Bush and Gorbachev were wise to seize the day, because that era’s peace—and its clean two-party strategic symmetry—proved ephemeral. The specter of nuclear annihilation has since returned with force to the global collective psyche. Vladimir Putin has invoked it in speeches about his invasion of Ukraine. China has built up an arsenal that may be large enough to destroy every major American city.

 

Read: What if Russia uses nuclear weapons in Ukraine?

 

As Oppenheimer well understood, there is no technological reason that world-threatening stockpiles of nuclear weapons will not be with us for hundreds of thousands of years. To keep large numbers of them in place for that long, in a strategic setting where any small exchange could very easily become a large one, is to play a fool’s game.
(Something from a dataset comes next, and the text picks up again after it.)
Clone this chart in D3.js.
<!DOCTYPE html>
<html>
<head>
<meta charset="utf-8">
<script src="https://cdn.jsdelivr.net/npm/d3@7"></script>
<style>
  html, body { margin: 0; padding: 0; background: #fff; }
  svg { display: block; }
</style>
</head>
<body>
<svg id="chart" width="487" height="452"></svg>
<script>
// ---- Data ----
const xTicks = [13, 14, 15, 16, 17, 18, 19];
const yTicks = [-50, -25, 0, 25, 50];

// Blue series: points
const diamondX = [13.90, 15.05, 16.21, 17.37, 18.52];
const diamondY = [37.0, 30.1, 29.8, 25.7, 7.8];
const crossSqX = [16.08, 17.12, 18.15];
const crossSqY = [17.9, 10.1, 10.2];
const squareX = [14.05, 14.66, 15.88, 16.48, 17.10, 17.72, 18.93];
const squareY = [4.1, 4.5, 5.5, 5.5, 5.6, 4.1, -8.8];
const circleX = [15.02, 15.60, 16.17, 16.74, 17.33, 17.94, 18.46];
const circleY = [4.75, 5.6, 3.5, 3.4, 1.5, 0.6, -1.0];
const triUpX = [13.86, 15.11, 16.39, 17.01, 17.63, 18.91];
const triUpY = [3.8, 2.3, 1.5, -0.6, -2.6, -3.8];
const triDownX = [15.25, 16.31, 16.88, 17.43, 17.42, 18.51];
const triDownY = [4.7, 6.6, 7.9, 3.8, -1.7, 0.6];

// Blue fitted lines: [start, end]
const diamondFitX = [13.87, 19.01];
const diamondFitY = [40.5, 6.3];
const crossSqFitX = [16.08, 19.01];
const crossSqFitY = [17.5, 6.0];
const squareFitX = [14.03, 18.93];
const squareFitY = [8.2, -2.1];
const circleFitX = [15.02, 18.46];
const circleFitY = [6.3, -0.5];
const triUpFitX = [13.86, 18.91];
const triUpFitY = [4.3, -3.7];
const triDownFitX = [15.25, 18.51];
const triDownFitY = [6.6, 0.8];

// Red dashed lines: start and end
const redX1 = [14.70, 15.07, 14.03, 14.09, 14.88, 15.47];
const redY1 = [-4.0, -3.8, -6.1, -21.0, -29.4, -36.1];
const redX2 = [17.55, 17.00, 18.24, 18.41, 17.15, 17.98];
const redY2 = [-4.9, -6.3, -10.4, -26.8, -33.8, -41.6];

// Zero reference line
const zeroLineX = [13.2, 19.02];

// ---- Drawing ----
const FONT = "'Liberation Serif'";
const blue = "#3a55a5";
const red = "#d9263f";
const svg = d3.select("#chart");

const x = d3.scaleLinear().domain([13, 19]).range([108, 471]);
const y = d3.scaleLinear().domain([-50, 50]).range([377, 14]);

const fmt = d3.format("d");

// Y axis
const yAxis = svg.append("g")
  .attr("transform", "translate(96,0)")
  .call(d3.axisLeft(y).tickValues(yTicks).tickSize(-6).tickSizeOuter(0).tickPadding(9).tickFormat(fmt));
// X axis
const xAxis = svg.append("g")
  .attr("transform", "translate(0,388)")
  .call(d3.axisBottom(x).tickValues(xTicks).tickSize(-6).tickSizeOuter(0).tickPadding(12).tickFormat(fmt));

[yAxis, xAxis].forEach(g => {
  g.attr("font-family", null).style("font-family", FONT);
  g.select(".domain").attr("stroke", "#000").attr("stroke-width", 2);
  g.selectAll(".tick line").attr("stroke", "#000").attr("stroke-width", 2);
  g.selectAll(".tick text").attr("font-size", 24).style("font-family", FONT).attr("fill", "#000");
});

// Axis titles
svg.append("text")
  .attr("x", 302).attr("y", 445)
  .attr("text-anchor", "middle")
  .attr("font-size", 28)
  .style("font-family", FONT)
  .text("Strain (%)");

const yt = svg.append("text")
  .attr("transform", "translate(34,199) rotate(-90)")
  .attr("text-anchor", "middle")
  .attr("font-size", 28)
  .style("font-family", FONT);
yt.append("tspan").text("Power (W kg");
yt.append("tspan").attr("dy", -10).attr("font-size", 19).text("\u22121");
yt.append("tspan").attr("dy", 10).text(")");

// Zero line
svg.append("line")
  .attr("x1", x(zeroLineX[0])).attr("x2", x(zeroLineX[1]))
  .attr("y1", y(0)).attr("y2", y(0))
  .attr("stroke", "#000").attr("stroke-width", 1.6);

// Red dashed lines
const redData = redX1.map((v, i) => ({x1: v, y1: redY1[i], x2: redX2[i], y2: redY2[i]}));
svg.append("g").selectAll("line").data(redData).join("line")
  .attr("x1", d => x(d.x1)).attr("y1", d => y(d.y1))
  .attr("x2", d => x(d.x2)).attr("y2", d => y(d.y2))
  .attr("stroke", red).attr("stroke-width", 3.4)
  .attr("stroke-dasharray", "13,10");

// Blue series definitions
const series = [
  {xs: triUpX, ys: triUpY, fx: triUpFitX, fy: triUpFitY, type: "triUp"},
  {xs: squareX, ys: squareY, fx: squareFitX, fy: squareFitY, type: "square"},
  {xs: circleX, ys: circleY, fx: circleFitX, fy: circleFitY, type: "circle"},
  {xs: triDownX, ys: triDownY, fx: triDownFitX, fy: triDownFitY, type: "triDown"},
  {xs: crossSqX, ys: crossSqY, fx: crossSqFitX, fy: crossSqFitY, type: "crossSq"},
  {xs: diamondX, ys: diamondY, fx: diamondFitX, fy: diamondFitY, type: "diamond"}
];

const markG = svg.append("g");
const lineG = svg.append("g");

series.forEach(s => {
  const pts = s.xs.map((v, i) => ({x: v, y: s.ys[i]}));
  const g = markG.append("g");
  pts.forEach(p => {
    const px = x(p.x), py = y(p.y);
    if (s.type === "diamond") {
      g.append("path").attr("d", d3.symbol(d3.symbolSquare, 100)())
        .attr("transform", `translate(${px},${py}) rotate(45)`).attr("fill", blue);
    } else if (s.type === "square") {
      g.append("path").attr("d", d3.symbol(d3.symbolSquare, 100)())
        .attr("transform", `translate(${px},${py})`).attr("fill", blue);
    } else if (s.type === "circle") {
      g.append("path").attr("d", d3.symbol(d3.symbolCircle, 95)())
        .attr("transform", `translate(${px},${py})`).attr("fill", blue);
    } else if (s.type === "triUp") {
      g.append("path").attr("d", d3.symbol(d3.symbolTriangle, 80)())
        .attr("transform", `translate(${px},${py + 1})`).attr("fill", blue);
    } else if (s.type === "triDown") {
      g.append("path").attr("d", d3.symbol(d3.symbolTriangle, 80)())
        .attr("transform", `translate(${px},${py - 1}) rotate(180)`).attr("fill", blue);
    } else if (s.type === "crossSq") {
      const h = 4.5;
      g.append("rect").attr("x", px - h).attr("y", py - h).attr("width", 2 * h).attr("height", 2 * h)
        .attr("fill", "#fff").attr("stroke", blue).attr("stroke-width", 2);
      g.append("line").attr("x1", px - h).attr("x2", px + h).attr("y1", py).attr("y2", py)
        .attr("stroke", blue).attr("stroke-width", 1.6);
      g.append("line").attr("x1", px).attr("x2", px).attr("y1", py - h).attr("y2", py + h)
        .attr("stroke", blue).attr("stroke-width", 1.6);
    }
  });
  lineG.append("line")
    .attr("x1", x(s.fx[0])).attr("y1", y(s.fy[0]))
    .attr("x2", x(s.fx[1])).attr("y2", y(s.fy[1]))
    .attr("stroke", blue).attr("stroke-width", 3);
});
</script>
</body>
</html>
No one should feel safe because seven decades have passed without another incident of nuclear warfare; that sample size is too small.

 

Beyond advising hope, Oppenheimer didn’t offer much guidance as to how we might dismantle the sword of Damocles that he helped to string up above human civilization. A notorious dandy and eloquent impromptu speaker, he was always drawn to style; in his Atlantic essay, he invokes it in a higher form. “It is style,” he wrote, “which, in the domain of foreign policy, enables us to find a harmony between the pursuit of ends essential to us, and the regard for the views, the sensibilities, the aspirations of those to whom the problem may appear in another light.”

 

The problem Oppenheimer had in mind was arms control. He asked that those who negotiate on America’s behalf carry out their work in a spirit of openness. He asked that they appeal to the reasoning minds of those who sit across the table. He appears to have believed—or to have wanted to believe—that a widespread adoption of this style might be enough to set into motion a new evolutionary step in geopolitics, through which the world’s major powers might come to a shared understanding that peace is the highest wisdom. To this end, he counseled patience. Time and nature must be allowed to do their work, he noted. Seven decades on, it looks to be slow work indeed.